Saved data entries
--- BEGIN ---
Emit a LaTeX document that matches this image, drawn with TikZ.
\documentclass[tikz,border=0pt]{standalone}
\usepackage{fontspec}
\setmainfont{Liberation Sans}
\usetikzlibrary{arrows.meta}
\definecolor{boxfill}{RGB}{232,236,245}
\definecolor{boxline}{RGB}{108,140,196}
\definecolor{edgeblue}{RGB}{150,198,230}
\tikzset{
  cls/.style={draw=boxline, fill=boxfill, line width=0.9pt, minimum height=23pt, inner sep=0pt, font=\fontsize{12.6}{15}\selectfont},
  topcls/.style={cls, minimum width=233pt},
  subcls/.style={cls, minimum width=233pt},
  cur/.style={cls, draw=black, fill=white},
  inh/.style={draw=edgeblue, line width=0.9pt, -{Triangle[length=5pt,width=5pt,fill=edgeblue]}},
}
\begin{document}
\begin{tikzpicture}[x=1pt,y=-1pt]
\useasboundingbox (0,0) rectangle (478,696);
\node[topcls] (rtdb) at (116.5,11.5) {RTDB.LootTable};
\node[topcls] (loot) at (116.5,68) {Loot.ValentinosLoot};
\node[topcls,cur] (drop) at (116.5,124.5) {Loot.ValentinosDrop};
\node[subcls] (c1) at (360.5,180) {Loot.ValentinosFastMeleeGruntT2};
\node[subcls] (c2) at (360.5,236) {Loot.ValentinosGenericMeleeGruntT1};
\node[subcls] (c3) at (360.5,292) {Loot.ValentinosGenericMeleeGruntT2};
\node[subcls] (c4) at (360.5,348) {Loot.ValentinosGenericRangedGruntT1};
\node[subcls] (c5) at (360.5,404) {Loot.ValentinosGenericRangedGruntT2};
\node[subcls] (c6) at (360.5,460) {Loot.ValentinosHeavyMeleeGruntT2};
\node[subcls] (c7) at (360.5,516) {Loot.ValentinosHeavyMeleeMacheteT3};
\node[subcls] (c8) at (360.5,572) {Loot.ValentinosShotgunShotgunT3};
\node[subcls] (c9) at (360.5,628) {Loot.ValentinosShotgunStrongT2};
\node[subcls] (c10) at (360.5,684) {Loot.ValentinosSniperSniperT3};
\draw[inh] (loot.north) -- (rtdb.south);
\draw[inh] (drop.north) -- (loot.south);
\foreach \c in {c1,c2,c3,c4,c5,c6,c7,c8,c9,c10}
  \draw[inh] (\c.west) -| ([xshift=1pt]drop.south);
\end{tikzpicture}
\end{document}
--- END ---
--- BEGIN ---
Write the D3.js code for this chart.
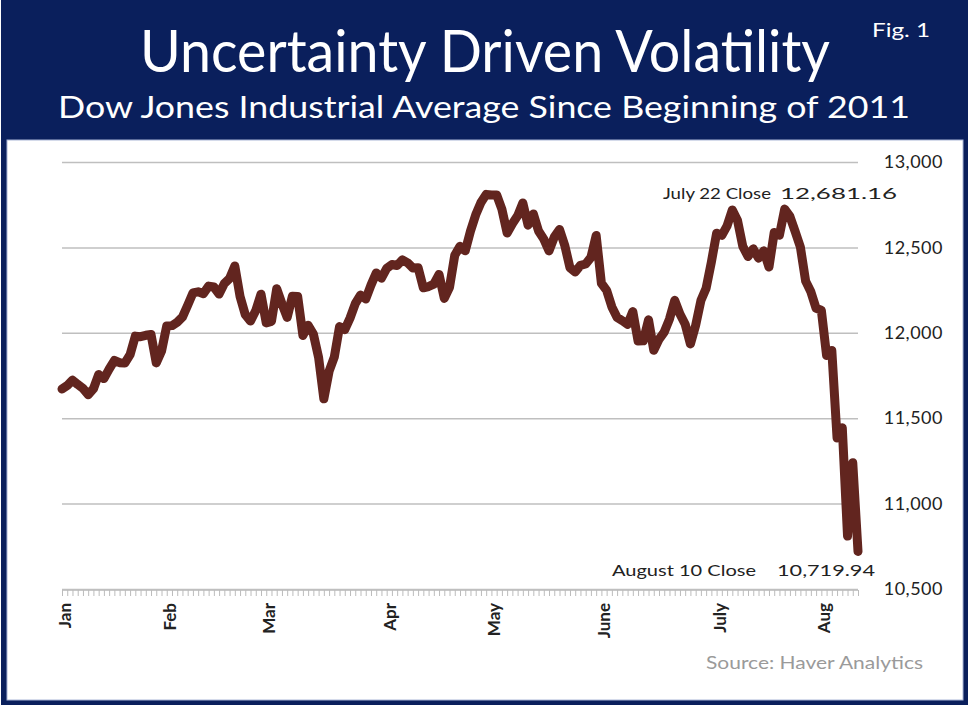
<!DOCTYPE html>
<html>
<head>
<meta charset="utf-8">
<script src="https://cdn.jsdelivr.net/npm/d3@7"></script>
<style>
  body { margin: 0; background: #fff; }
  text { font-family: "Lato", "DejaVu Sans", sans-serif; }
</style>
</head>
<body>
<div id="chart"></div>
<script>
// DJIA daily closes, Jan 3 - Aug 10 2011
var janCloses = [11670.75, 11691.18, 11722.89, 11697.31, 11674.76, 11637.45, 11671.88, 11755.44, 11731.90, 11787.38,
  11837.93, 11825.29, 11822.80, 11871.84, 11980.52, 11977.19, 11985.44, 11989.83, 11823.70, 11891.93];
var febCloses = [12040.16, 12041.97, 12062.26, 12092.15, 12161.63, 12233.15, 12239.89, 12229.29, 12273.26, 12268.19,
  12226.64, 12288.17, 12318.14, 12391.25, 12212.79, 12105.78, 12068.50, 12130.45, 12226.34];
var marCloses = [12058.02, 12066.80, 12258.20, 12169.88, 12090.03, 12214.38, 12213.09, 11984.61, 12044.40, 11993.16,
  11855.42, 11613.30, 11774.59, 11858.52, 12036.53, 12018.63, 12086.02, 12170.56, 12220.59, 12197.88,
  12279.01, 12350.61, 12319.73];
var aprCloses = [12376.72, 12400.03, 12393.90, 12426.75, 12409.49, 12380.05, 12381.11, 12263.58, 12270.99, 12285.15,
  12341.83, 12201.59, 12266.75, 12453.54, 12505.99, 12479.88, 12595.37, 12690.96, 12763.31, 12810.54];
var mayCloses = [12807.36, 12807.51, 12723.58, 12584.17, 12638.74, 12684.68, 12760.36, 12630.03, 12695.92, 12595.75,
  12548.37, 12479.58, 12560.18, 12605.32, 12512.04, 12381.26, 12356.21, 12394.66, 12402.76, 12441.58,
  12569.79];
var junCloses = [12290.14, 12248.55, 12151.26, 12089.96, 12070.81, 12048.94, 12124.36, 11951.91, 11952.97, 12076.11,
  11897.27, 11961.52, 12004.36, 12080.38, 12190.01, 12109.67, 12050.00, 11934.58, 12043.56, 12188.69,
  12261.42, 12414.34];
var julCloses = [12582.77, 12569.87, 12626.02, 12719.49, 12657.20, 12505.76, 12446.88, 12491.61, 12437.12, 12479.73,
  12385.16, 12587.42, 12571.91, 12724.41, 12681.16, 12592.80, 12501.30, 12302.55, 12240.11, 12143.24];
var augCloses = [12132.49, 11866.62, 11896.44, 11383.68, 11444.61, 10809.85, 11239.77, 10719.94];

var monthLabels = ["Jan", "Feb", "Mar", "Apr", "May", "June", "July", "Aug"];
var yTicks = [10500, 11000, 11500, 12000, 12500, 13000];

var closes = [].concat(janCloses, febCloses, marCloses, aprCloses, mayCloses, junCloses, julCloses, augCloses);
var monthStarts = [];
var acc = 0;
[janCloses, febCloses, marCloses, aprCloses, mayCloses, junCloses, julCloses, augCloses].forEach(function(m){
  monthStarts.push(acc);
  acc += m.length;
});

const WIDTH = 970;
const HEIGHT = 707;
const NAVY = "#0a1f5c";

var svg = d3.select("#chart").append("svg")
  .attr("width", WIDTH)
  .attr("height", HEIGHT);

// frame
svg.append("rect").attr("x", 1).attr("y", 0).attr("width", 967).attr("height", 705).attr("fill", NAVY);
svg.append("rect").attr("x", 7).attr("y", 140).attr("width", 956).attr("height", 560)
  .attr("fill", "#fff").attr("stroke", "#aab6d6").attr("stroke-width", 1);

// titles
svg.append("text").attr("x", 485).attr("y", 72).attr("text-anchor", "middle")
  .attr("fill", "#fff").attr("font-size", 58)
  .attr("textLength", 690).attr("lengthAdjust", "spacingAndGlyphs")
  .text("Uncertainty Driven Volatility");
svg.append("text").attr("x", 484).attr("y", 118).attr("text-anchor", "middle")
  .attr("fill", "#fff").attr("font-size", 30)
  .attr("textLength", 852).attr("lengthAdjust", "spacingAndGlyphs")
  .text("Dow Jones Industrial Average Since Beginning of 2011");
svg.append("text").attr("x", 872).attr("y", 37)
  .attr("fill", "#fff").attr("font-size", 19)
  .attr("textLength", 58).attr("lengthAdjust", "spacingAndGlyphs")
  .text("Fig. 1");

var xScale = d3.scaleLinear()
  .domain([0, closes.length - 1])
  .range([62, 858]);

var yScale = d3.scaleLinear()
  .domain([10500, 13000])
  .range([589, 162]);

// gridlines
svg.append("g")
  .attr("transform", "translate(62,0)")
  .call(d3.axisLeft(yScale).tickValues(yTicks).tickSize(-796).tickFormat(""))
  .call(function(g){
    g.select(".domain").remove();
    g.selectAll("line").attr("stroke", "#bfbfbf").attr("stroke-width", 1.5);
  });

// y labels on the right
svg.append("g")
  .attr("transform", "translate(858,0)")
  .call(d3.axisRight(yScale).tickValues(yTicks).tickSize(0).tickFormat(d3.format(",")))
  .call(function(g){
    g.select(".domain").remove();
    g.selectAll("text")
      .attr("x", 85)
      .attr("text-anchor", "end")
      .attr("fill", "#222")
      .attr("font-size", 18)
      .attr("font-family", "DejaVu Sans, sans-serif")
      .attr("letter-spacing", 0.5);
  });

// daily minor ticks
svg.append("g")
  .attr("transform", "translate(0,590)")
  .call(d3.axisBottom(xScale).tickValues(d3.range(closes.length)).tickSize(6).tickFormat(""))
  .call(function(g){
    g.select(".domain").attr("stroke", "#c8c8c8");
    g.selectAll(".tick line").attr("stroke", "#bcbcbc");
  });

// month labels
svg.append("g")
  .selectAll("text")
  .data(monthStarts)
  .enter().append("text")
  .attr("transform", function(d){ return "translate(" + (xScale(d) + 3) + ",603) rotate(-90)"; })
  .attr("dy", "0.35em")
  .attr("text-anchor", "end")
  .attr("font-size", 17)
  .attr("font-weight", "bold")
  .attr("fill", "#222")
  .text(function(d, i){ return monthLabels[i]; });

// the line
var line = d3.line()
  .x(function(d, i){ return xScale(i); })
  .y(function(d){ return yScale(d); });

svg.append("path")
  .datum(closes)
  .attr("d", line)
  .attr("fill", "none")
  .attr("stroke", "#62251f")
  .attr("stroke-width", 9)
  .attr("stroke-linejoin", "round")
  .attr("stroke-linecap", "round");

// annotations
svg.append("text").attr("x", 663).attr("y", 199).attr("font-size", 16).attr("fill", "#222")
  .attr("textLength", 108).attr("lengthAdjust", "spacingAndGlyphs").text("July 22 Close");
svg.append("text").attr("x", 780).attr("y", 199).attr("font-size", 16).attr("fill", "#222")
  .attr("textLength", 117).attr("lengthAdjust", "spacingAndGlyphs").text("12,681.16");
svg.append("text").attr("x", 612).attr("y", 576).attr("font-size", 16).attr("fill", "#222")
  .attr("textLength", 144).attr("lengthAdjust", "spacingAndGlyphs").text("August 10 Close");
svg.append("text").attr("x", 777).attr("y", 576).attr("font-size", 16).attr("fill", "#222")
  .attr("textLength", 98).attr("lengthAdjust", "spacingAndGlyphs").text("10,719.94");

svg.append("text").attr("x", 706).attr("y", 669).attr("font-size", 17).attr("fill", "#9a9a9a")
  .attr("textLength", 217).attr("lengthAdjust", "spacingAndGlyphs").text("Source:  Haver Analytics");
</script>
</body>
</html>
--- END ---
| EXERCISE INSTRUCTIONS |
Among the lines above, determine how many hold the word "this"; report the figure alone.

| WRITTEN REPLY |
2